Dos de los últimos relatos llevan por título sendos nombres propios: “Edith” y “Lorena”. Son dos de los cuentos más intensos que he leído. Tanto uno como otro tienen un trasfondo bíblico, que en el primero es evidente y en el segundo se asoma en detalles y símbolos muy puntuales. Ambos pueden leerse como un mismo cuento.

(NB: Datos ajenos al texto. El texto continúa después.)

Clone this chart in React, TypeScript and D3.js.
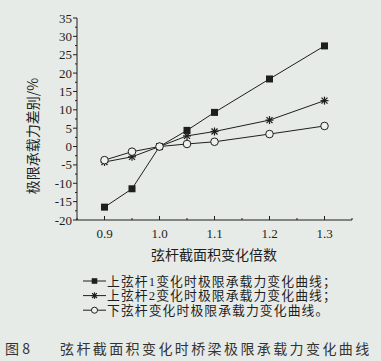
import React from "react";
import * as d3 from "d3";

const xValues = [0.9, 0.95, 1.0, 1.05, 1.1, 1.2, 1.3];
const series1 = [-16.5, -11.5, 0, 4.4, 9.3, 18.4, 27.4];
const series2 = [-4.2, -2.8, 0, 2.9, 4.1, 7.2, 12.5];
const series3 = [-3.7, -1.4, 0, 0.7, 1.3, 3.4, 5.6];
const xTicks = [0.9, 1.0, 1.1, 1.2, 1.3];
const yTicks = [-20, -15, -10, -5, 0, 5, 10, 15, 20, 25, 30, 35];
const legendLabels = [
  "上弦杆1变化时极限承载力变化曲线；",
  "上弦杆2变化时极限承载力变化曲线；",
  "下弦杆变化时极限承载力变化曲线。",
];
const xTitle = "弦杆截面积变化倍数";
const yTitle = "极限承载力差别/%";
const caption = "弦杆截面积变化时桥梁极限承载力变化曲线";

const FONT = "'Liberation Serif', 'Noto Sans CJK SC', serif";
const CJK = "'Noto Sans CJK SC', sans-serif";
const INK = "#1e1e1e";

export default function App() {
  const W = 381, H = 361;
  const x = d3.scaleLinear().domain([0.85, 1.35]).range([77, 352]);
  const y = d3.scaleLinear().domain([-20, 35]).range([220, 18]);
  const line = d3.line<number>().x((_, i) => x(xValues[i])).y((d) => y(d));
  const xMinor = d3.range(0.85, 1.351, 0.05).filter((v) => !xTicks.some((t) => Math.abs(t - v) < 1e-6));
  const yMinor = d3.range(-17.5, 35, 5);

  const marker = (k: number, cx: number, cy: number, key: string, s = 1) => {
    if (k === 0) return <rect key={key} x={cx - 3.5 * s} y={cy - 3.5 * s} width={7 * s} height={7 * s} fill={INK} />;
    if (k === 1)
      return (
        <g key={key} stroke={INK} strokeWidth={1.2}>
          <line x1={cx - 4 * s} y1={cy} x2={cx + 4 * s} y2={cy} />
          <line x1={cx - 3 * s} y1={cy - 3 * s} x2={cx + 3 * s} y2={cy + 3 * s} />
          <line x1={cx - 3 * s} y1={cy + 3 * s} x2={cx + 3 * s} y2={cy - 3 * s} />
          <line x1={cx} y1={cy - 4 * s} x2={cx} y2={cy + 4 * s} />
        </g>
      );
    return <circle key={key} cx={cx} cy={cy} r={3.8 * s} fill="#eef1ee" stroke={INK} strokeWidth={1} />;
  };

  const all = [series1, series2, series3];
  const legendY = (k: number) => 281 + k * 14.6;

  return (
    <svg width={W} height={H} style={{ position: "absolute", left: 0, top: 0, background: "#e7ebe7" }}>
      <rect x={0} y={0} width={W} height={H} fill="#e7ebe7" />
      {/* axes */}
      <line x1={77} y1={y(35)} x2={77} y2={220} stroke={INK} strokeWidth={1} />
      <line x1={77} y1={220} x2={352} y2={220} stroke={INK} strokeWidth={1} />
      {yTicks.map((t) => (
        <g key={"yt" + t}>
          <line x1={73} x2={77} y1={y(t)} y2={y(t)} stroke={INK} />
          <text x={76} y={y(t)} dy="0.35em" textAnchor="end" fontFamily={FONT} fontSize={13} fill={INK} dx={-4}>
            {t}
          </text>
        </g>
      ))}
      {yMinor.map((t) => (
        <line key={"ym" + t} x1={75} x2={77} y1={y(t)} y2={y(t)} stroke={INK} />
      ))}
      {xTicks.map((t) => (
        <g key={"xt" + t}>
          <line x1={x(t)} x2={x(t)} y1={220} y2={216} stroke={INK} />
          <text x={x(t)} y={238} textAnchor="middle" fontFamily={FONT} fontSize={13} fill={INK}>
            {t.toFixed(1)}
          </text>
        </g>
      ))}
      {xMinor.map((t) => (
        <line key={"xm" + t} x1={x(t)} x2={x(t)} y1={220} y2={218} stroke={INK} />
      ))}
      {/* series */}
      {all.map((s, k) => (
        <path key={"p" + k} d={line(s) || ""} fill="none" stroke={INK} strokeWidth={1} />
      ))}
      {all.map((s, k) => s.map((v, i) => marker(k, x(xValues[i]), y(v), `m${k}-${i}`)))}
      {/* titles */}
      <text x={214} y={260} textAnchor="middle" fontFamily={CJK} fontSize={14} fill={INK}>
        {xTitle}
      </text>
      <text
        transform={`translate(38,136) rotate(-90)`}
        textAnchor="middle"
        fontFamily={CJK}
        fontSize={14}
        fill={INK}
      >
        {yTitle}
      </text>
      {/* legend */}
      {legendLabels.map((lab, k) => (
        <g key={"lg" + k}>
          <line x1={83} x2={106} y1={legendY(k)} y2={legendY(k)} stroke={INK} />
          {marker(k, 94.5, legendY(k), "lm" + k, 0.8)}
          <text x={107} y={legendY(k)} dy="0.36em" fontFamily={FONT} fontSize={12.8} fill={INK} letterSpacing={1.1}>
            {lab}
          </text>
        </g>
      ))}
      {/* caption */}
      <text x={5} y={349} dy="0.36em" fontFamily={CJK} fontSize={14} fill="#333">
        图 8
      </text>
      <text x={60} y={349} dy="0.36em" fontFamily={CJK} fontSize={14} fill="#333" letterSpacing={2.4}>
        {caption}
      </text>
    </svg>
  );
}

Edith es la no siempre nombrada mujer de Lot, aquella que vuelve la vista atrás para mirar la destrucción de su ciudad natal, Sodoma, y que a causa de esa mirada se convierte en una estatua de sal. El epígrafe que acompaña el cuento “Edith” pertenece a un poema llamado, precisamente, “La mujer de Lot”. Su autora, la poeta rusa Anna Ajmátova, imagina la circunstancia de esa mujer denostada por la historia bíblica tradicional y se compadece de ella. En su poema (un poema breve y hermoso), Ajmátova redignifica la decisión de la mujer de Lot de volver la vista atrás; en su cuento, Ampuero rescata el nombre que ciertas tradiciones judías dan a la mujer de Lot (Edith) y resignifica su historia. En manos de la cuentista ecuatoriana, Edith vive en carne propia la violencia que las otras mujeres de Ampuero han padecido y han contado a lo largo de Sacrificios humanos, pero el cuento que le sigue, “Lorena”, le abre a Edith otro camino, otra posibilidad, otro final a su historia. “¿Es figura anodina para ocuparse de ella?”, pregunta Ajmátova en su poema sobre Edith. Los cuentos de Ampuero son un contundente no. Son un detenerse a mirar esas figuras que quedaron convertidas en silenciosas estatuas de sal, petrificadas en su silencio, y que son devueltas a la vida; son una sacudida, una cancelación a su castigo dándoles la bendición de poder contar su versión de la historia.
“Pero mi corazón no olvida / a la que dio la vida por una mirada”, termina el poema de Ajmátova. El corazón de Ampuero tampoco olvida. Sus cuentos son el mejor testimonio de ello.